Gendern!? Tun wir doch jeden Tag!
Wenn wir von einem Ausflug erzählen und darüber sprechen, mit wem wir dort waren und wen wir dort gesehen haben, erzählen wir, dass wir Lisa getroffen haben und SIE sich ein Eis gekauft habe, während IHR Sohn Paul lieber spielen wollte. SIE erzählte dann davon, dass ER gerne mit Sand spiele.
So könnte der Text weiter gehen und wir haben durch die genauere Beschreibung erfasst, dass Lisa eine Frau ist und ihr Sohn ein Junge. Wir haben damit die Geschlechter der Personen beschrieben, sichtbar gemacht und dadurch in unserer Erzählung anerkannt. Damit sind Lisa und Paul geschlechtlich beschrieben und gegendert worden.
Wurde bis Anfang 1972 noch unterschieden zwischen einer verheirateten Frau „Frau“ und einer unverheirateten Frau „Fräulein“, wurde beim Gendern sogar noch die Botschaft vermittelt, ob diese Frau „einen Mann habe oder nicht“. Diese Zuschreibung haben wir zum Glück hinter uns gelassen, zugleich zeigt es: auch 1972 wurde gegendert.
Die Ansprache „Sehr geehrte Damen und Herren“ wurde bereits 1919 vom Sozialdemokraten Hermann Rhein bei der konstituierenden Sitzung der Bremischen Nationalversammlung benutzt.
Diese Form des Genderns war damals eine revolutionäre Tat, heute ist sie normal und durchweg anerkannt. Durch diese Form der Ansprache werden Frauen – so sie denn anwesend sind bzw. auch angesprochen werden sollen – als Subjekte anerkannt, wahrgenommen und angesprochen.
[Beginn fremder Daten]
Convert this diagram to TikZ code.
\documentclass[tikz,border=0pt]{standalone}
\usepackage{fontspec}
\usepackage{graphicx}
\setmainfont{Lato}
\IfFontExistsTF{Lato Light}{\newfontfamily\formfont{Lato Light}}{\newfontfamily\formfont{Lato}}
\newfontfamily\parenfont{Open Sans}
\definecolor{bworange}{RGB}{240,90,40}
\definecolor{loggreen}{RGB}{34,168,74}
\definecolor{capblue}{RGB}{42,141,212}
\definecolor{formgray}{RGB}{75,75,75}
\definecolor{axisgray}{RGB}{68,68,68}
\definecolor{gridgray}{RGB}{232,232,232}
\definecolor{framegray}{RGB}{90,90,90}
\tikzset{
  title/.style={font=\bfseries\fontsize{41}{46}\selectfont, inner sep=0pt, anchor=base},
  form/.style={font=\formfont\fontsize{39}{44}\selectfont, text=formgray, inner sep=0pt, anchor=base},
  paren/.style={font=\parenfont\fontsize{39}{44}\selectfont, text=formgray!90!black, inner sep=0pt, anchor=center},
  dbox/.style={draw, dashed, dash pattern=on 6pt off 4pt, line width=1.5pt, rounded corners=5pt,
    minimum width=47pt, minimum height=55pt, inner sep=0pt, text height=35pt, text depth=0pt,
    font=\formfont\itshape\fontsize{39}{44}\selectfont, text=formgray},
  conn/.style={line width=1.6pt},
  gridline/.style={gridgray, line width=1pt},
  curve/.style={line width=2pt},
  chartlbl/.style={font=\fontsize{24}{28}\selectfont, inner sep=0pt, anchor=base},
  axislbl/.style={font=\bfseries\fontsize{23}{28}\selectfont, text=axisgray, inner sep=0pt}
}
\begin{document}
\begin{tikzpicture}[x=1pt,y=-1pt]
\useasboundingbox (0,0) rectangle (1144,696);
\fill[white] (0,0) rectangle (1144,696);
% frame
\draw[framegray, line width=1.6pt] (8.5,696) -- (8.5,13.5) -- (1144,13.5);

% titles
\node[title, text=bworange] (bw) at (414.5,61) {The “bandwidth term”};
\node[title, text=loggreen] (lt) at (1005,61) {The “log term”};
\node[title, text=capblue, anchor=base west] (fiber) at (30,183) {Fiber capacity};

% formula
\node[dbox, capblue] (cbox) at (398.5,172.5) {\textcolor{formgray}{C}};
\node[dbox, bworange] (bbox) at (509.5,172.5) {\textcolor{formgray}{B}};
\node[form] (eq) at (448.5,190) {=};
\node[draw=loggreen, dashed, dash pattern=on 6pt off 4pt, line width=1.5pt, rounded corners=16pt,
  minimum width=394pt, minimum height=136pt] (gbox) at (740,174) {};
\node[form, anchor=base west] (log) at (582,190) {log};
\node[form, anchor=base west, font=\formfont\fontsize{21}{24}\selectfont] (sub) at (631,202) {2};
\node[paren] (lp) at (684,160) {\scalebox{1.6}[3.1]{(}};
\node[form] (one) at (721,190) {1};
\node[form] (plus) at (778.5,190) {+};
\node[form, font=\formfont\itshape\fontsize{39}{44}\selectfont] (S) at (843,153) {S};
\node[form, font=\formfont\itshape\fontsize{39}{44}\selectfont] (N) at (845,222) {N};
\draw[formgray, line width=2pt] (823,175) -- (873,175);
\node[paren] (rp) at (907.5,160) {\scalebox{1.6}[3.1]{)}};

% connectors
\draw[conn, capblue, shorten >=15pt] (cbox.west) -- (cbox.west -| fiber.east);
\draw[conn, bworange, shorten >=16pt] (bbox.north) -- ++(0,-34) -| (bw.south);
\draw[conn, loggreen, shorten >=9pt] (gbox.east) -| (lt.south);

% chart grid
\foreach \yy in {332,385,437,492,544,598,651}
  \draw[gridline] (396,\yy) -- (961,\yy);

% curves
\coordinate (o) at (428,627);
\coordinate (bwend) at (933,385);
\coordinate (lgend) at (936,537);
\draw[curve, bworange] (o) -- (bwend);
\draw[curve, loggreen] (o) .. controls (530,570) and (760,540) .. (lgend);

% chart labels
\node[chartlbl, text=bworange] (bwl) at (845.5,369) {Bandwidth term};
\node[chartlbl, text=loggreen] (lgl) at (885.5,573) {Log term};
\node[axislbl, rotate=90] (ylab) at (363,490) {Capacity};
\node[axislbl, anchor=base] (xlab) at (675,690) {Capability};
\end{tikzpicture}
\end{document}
Seit einigen Jahren wird nun von rechten Parteien und Menschen dafür gestritten, dass man nicht gendern wolle. Wenn die Norderstedter FDP nun gegen das Gendern lärmt (und diesem Thema eine so hohe Bedeutung zumisst, dass für eine Stimmenmehrheit sogar die Brandmauer gegen die AfD in Norderstedt zu Fall gebracht und damit die Normalisierung der rechtsextremen Partei gefördert wird), dann unterstellen wir, dass niemand aus der Norderstedter FDP auf die Idee kommen würde, dass man anwesende Frauen nicht mehr ansprechen wolle, sondern vielmehr, dass sie nonbinäre Menschen ausschließen will.
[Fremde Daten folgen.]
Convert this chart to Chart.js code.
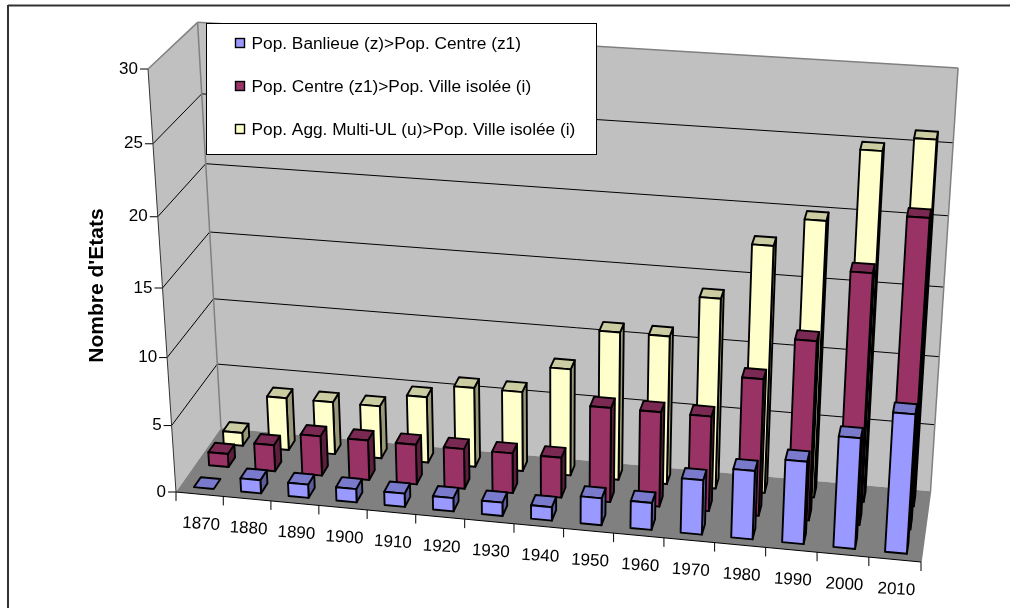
<!DOCTYPE html>
<html><head><meta charset="utf-8">
<style>html,body{margin:0;padding:0;background:#fff;overflow:hidden}#wrap{position:absolute;left:0;top:0;width:1010px;height:608px}</style>
<script src="https://cdn.jsdelivr.net/npm/chart.js@4/dist/chart.umd.js"></script>
</head><body><div id="wrap"><canvas id="c" width="1010" height="608"></canvas></div>
<script>
const categories = ['1870','1880','1890','1900','1910','1920','1930','1940','1950','1960','1970','1980','1990','2000','2010'];
const banlieue = [0,1,1,1,1,1,1,1,2,2,4,5,6,8,10];
const centre   = [1,2,3,3,3,3,3,3,7,7,7,10,13,18,22];
const multiUL  = [1,4,4,4,5,6,6,8,11,11,14,18,20,25,26];
const seriesNames = ['Pop. Banlieue (z)>Pop. Centre (z1)','Pop. Centre (z1)>Pop. Ville isolée (i)','Pop. Agg. Multi-UL (u)>Pop. Ville isolée (i)'];
const seriesColors = ['#9999ff','#993366','#ffffcc'];
const axisTitle = "Nombre d'Etats";
const valueMax = 30, valueStep = 5;
const depthCentres = [1/6, 1/2, 5/6];
const depthHalf = 0.075;

const boxFit = [
  [1,0,0,921,562],[0,1,0,148,69],[0,0,1,221,428],
  [1,0,1,931,491],[0,1,1,198,23],[1,1,1,958,68],
  [0,25/30,0,154,144],[0,5/30,0,172,426]
];
const boxOrigin = [176,492];
const axisEnds=[[921,562,1],[148,69,1],[221,428,1]];

function solve3(A,b){
  const m=A.map((r,i)=>[...r,b[i]]);
  for(let i=0;i<3;i++){
    let p=i;for(let k=i+1;k<3;k++)if(Math.abs(m[k][i])>Math.abs(m[p][i]))p=k;
    [m[i],m[p]]=[m[p],m[i]];
    for(let k=0;k<3;k++){if(k===i)continue;const f=m[k][i]/m[i][i];for(let j=i;j<4;j++)m[k][j]-=f*m[i][j];}
  }
  return m.map((r,i)=>r[3]/r[i]);
}
const O=[boxOrigin[0],boxOrigin[1],1];
function fitProjection(){
  const rows=[],rhs=[];
  for(const [x,v,z,u,w] of boxFit){
    const co=[x,v,z];
    const base=1-(x+v+z);
    [0,1].forEach(d=>{
      const t=d===0?u:w;
      rows.push(co.map((c,i)=>c*(axisEnds[i][d]-t*axisEnds[i][2])));
      rhs.push(-base*(O[d]-t*O[2]));
    });
  }
  const A=[[0,0,0],[0,0,0],[0,0,0]],b=[0,0,0];
  rows.forEach((r,n)=>{for(let i=0;i<3;i++){b[i]+=r[i]*rhs[n];for(let j=0;j<3;j++)A[i][j]+=r[i]*r[j];}});
  return solve3(A,b);
}
const fitted=fitProjection();
const cols=axisEnds.map((e,i)=>e.map((c,k)=>fitted[i]*c-O[k]));
function project(x,v,z){
  const h=[0,1,2].map(k=>x*cols[0][k]+v*cols[1][k]+z*cols[2][k]+O[k]);
  return [h[0]/h[2],h[1]/h[2]];
}
function poly(ctx,pts,fill,stroke,lw){
  ctx.beginPath();pts.forEach((p,i)=>i?ctx.lineTo(p[0],p[1]):ctx.moveTo(p[0],p[1]));ctx.closePath();
  if(fill){ctx.fillStyle=fill;ctx.fill();}
  if(stroke){ctx.strokeStyle=stroke;ctx.lineWidth=lw;ctx.lineJoin='round';ctx.stroke();}
}
function line(ctx,a,b,col,lw){ctx.beginPath();ctx.moveTo(a[0],a[1]);ctx.lineTo(b[0],b[1]);ctx.strokeStyle=col;ctx.lineWidth=lw;ctx.stroke();}
function shade(hex,f){
  const n=parseInt(hex.slice(1),16);
  return 'rgb('+[(n>>16)&255,(n>>8)&255,n&255].map(c=>Math.round(c*f)).join(',')+')';
}

// Bars keep the library's layout; only their drawing goes through the box projection.
Chart.BarElement.prototype.draw=function(ctx){
  const a=this.$area;
  const {x,y,base,width}=this.getProps(['x','y','base','width']);
  const u0=(x-width/2-a.left)/a.width,u1=(x+width/2-a.left)/a.width;
  const v0=(a.bottom-base)/a.height,v1=(a.bottom-y)/a.height;
  const zc=depthCentres[this.$series],z0=zc-depthHalf,z1=zc+depthHalf;
  const col=this.options.backgroundColor;
  const P=project;
  const lw=1.9;
  ctx.save();
  if(v1-v0<1e-6){
    poly(ctx,[P(u0,0,z0),P(u1,0,z0),P(u1,0,z1),P(u0,0,z1)],shade(col,0.8),'#000',lw);
  }else{
    poly(ctx,[P(u1,v0,z0),P(u1,v0,z1),P(u1,v1,z1),P(u1,v1,z0)],shade(col,0.6),'#000',lw);
    poly(ctx,[P(u0,v1,z0),P(u1,v1,z0),P(u1,v1,z1),P(u0,v1,z1)],shade(col,0.8),'#000',lw);
    poly(ctx,[P(u0,v0,z0),P(u1,v0,z0),P(u1,v1,z0),P(u0,v1,z0)],col,'#000',lw);
  }
  ctx.restore();
};

const labelFont='17px "Liberation Sans", Arial, sans-serif';
const legendFont='17.3px "Liberation Sans", Arial, sans-serif';
const boxPlugin={
  id:'box3d',
  beforeDatasetsDraw(chart){
    chart.data.datasets.forEach((d,i)=>chart.getDatasetMeta(i).data.forEach(el=>{el.$area=chart.chartArea;el.$series=i;}));
    const ctx=chart.ctx,sy=chart.scales.y,sx=chart.scales.x,a=chart.chartArea;
    ctx.save();
    // outer frame: only the top and left edges show in the picture
    line(ctx,[8,5.5],[1010,5.5],'#333',2);
    line(ctx,[8,5],[8,608],'#333',2);
    const g=project;
    poly(ctx,[g(0,0,0),g(0,1,0),g(0,1,1),g(0,0,1)],'#c0c0c0');
    poly(ctx,[g(0,0,1),g(0,1,1),g(1,1,1),g(1,0,1)],'#c0c0c0');
    poly(ctx,[g(0,0,0),g(0,0,1),g(1,0,1),g(1,0,0)],'#808080');
    ctx.font=labelFont;ctx.fillStyle='#000';
    sy.ticks.forEach(t=>{
      const v=(a.bottom-sy.getPixelForValue(t.value))/a.height;
      const p0=g(0,v,0),p1=g(0,v,1),p2=g(1,v,1);
      if(t.value>0&&t.value<valueMax){line(ctx,p0,p1,'#000',1);line(ctx,p1,p2,'#000',1);}
      line(ctx,[p0[0]-8,p0[1]],p0,'#000',1);
      ctx.textAlign='right';ctx.textBaseline='middle';
      ctx.fillText(String(t.value),p0[0]-10,p0[1]);
    });
    line(ctx,g(0,1,0),g(0,1,1),'#808080',1.5);
    line(ctx,g(0,1,1),g(1,1,1),'#808080',1.5);
    line(ctx,g(1,1,1),g(1,0,1),'#808080',1.5);
    line(ctx,g(0,1,1),g(0,0,1),'#808080',1.5);
    line(ctx,g(1,0,1),g(1,0,0),'#808080',1.5);
    line(ctx,g(0,1,0),g(0,0,0),'#333',1);
    line(ctx,g(0,0,0),g(1,0,0),'#000',1);
    const slope=Math.atan2(g(1,0,0)[1]-g(0,0,0)[1],g(1,0,0)[0]-g(0,0,0)[0]);
    const n=sx.ticks.length;
    for(let i=0;i<=n;i++){
      const p=g(i/n,0,0);line(ctx,p,[p[0],p[1]+9],'#000',1);
    }
    sx.ticks.forEach((t,i)=>{
      const u=(sx.getPixelForTick(i)-a.left)/a.width;
      const p=g(u,0,0);
      ctx.save();ctx.translate(p[0]+1.5,p[1]+30);ctx.rotate(slope*0.6);
      ctx.textAlign='center';ctx.textBaseline='middle';ctx.fillText(t.label,0,0);ctx.restore();
    });
    ctx.restore();
  },
  afterDatasetsDraw(chart){
    const ctx=chart.ctx;
    ctx.save();
    ctx.fillStyle='#fff';ctx.fillRect(207,23,390,131);
    ctx.strokeStyle='#000';ctx.lineWidth=1;ctx.strokeRect(206.5,23.5,390,131);
    ctx.font=legendFont;ctx.textBaseline='middle';ctx.textAlign='left';
    const rows=[44,87,130];
    chart.data.datasets.forEach((d,i)=>{
      ctx.fillStyle=d.backgroundColor;ctx.fillRect(235.5,rows[i]-5.5,9,9);
      ctx.strokeStyle='#000';ctx.lineWidth=1.4;ctx.strokeRect(235.5,rows[i]-5.5,9,9);
      ctx.fillStyle='#000';ctx.fillText(d.label,251.5,rows[i]);
    });
    ctx.restore();
  }
};

new Chart(document.getElementById('c'),{
  type:'bar',
  data:{labels:categories,datasets:[banlieue,centre,multiUL].map((v,i)=>({
    label:seriesNames[i],data:v,backgroundColor:seriesColors[i],grouped:false,clip:false,
    barPercentage:0.42,categoryPercentage:1
  }))},
  options:{
    responsive:false,animation:false,
    layout:{padding:{left:85,right:60,top:79,bottom:116}},
    plugins:{legend:{display:false},tooltip:{enabled:false}},
    scales:{
      x:{display:false,ticks:{autoSkip:false}},
      y:{min:0,max:valueMax,ticks:{stepSize:valueStep,display:false},grid:{display:false},border:{display:false},
         title:{display:true,text:axisTitle,color:'#000',font:{family:'"Liberation Sans", Arial, sans-serif',size:21,weight:'bold'},padding:{top:0,bottom:8}}}
    }
  },
  plugins:[boxPlugin]
});
</script></body></html>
Es geht also nicht ums Gendern an sich, sondern darum, dass Menschen nicht sichtbar werden sollen, die, wenn sie nicht mit angesprochen werden, eben nicht als Subjekte/Menschen anerkannt werden, nicht sichtbar sein dürfen und damit ihrer Existenz und ihrer Menschenwürde beraubt werden.
Wer Menschen nicht mit benennen will, sie damit nicht anerkennt und ihnen ihre Würde als Menschen aberkennt, verstößt gegen Artikel 1 des Grundgesetzes.
Die erweiterte Form des Genderns mittels Sternchen, Unterstrich oder Doppelpunkt benennt nun eine Gruppe von Menschen mit, die vorher nicht sichtbar war. Nonbinäre Menschen, deren Status/Existenz mittlerweile durch das Bundesverfassungsgericht anerkannt wurde und die im Personenstandsregister das Recht haben die selbstgewählten Kategorien „divers“ oder „ohne“ auszuwählen.
Um diese Gruppe mit anzusprechen (und sie damit in ihrer Menschenwürde anzuerkennen!), gibt es unterschiedliche Methoden, die von rechten Akteur*innen als „Gendern“ verächtlich gemacht werden.
Und ja, damit verändern sich Sprachgewohnheiten und ja, auch die Schriftsprache, so wie sie bis vor einigen Jahren üblich war, wird sich dadurch verändern.
Was wir gewinnen, ist eine Sprache, die alle Menschen anerkennt und damit allen Menschen ihre Würde zugesteht, die allen Menschen grundgesetzlich zusteht.
Deshalb lehnen wir den Vorstoß der FDP ab und wollen ein Norderstedt, in dem alle Menschen in ihrer Würde geachtet werden!